The kinetic energy and never-dull soundtracks of Goodfellas, Casino, and Wolf of Wall Street are neither present nor missed here. Sure, the movie is filled with musical cues and one doesn't envy the challenges Thelma Schoonmaker faced in the editing suite. But Scorsese doesn't need a flashy soundtrack or quick cuts to keep us ridiculously entertained here. He gets great mileage out of De Niro and Pacino having pajama talks in their shared hotel suite and onscreen text identifying how many of the minor characters would meet their ends (often violently in the early '80s). Scorsese says a lot even when he's having Frank's daughter (later played by Paquin as an adult) say nothing as she watches her father in uncertain judgment. Accountability lingers over all these characters, the titular one most of all, and knowing that he will live to grow old enough to deliver his running narration does nothing to diminish the fascinating arcs of his perilous life and career. Even so, the gravity of these proceedings doesn't keep this from being wickedly funny as most of Scorsese's films are to a degree.

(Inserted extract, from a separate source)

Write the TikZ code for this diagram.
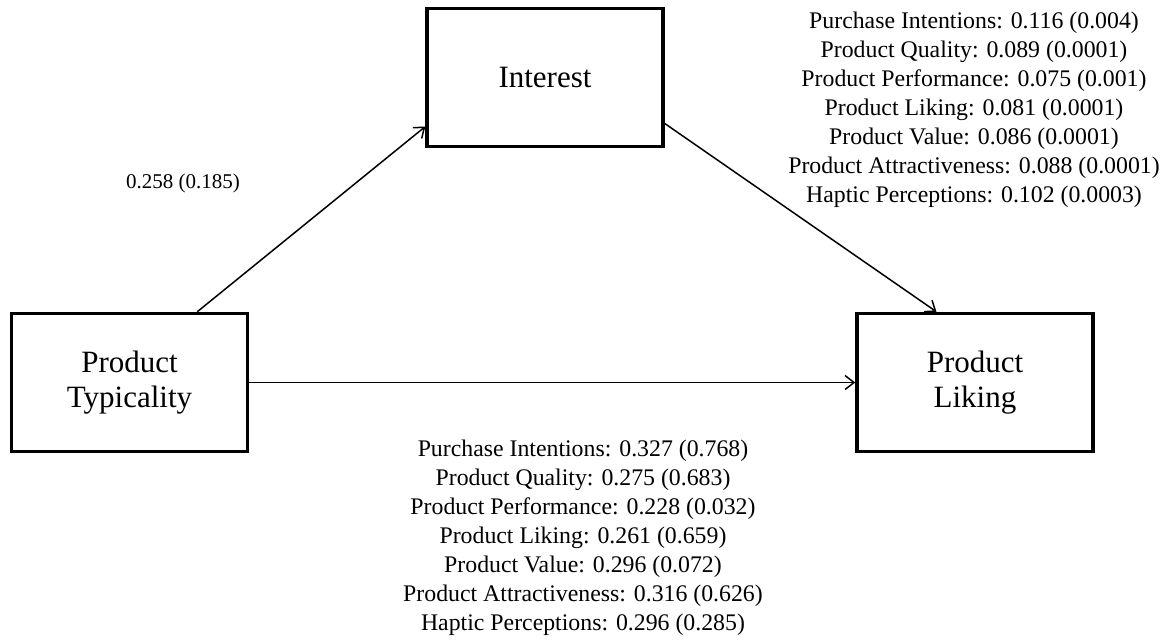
\documentclass[tikz,border=0pt]{standalone}
\usepackage{fontspec}
\setmainfont{Liberation Serif}
\usetikzlibrary{arrows.meta,calc}
\begin{document}
\begin{tikzpicture}[x=1pt,y=-1pt,
  box/.style={draw,line width=3.5pt,minimum width=236pt,minimum height=138pt,inner sep=0pt,align=center,font=\fontsize{31}{35}\selectfont},
  conn/.style={line width=1.5pt,-{Straight Barb[length=9pt,width=14pt,line width=1.5pt]}},
  stat/.style={align=center,inner sep=0pt,anchor=north,font=\fontsize{23.8}{29}\selectfont}]
\useasboundingbox (0,0) rectangle (1168,641);
\node[box] (int) at (545,77.5) {Interest};
\node[box] (typ) at (129.5,382.5) {Product\\Typicality};
\node[box] (lik) at (975,382.5) {Product\\Liking};
\draw[conn] ($(typ.north west)!0.783!(typ.north east)$) -- ($(int.north west)!0.847!(int.south west)$);
\draw[conn] ($(int.north east)!0.825!(int.south east)$) -- ($(lik.north west)!0.339!(lik.north east)$);
\draw[conn] (typ.east) -- (lik.west);
\node[font=\fontsize{21}{25}\selectfont,inner sep=0pt] (apath) at (183,183) {0.258 (0.185)};
\node[stat] (ind) at (974,11.5) {Purchase Intentions: 0.116 (0.004)\\
Product Quality: 0.089 (0.0001)\\
Product Performance: 0.075 (0.001)\\
Product Liking: 0.081 (0.0001)\\
Product Value: 0.086 (0.0001)\\
Product Attractiveness: 0.088 (0.0001)\\
Haptic Perceptions: 0.102 (0.0003)};
\node[stat] (dir) at (583,439.5) {Purchase Intentions: 0.327 (0.768)\\
Product Quality: 0.275 (0.683)\\
Product Performance: 0.228 (0.032)\\
Product Liking: 0.261 (0.659)\\
Product Value: 0.296 (0.072)\\
Product Attractiveness: 0.316 (0.626)\\
Haptic Perceptions: 0.296 (0.285)};
\end{tikzpicture}
\end{document}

I can't think of another American filmmaker whose body of work rivals Scorsese in its ongoing excellence. The last time the director made a narrative film that was less than great was the early 2000s and those works, Gangs of New York and The Aviator, were still nominated for all kinds of major Oscars. Reuniting with these actors after such a long time and quite possibly for a final time gives The Irishman added weight, which fits comfortably on its epic runtime. Somehow, the great Scorsese has met the almost mythic expectations in place for this film for over a decade. All the great films we've seen over the past few months, from the arthouse thrills of Bong Joon-ho's Parasite and Robert Eggers' The Lighthouse to Todd Phillips' Scorsese-inspired Joker to Quentin Tarantino's own terrific epic Once Upon a Time...in Hollywood, somehow pale in comparison to Scorsese's latest opus, which admittedly does have the benefit of building upon so many great achievements and fruitful partnerships.
Scorsese doesn't need to write any more editorials clarifying and defending his definition of cinema. His magnificent films continue to do that all on their own.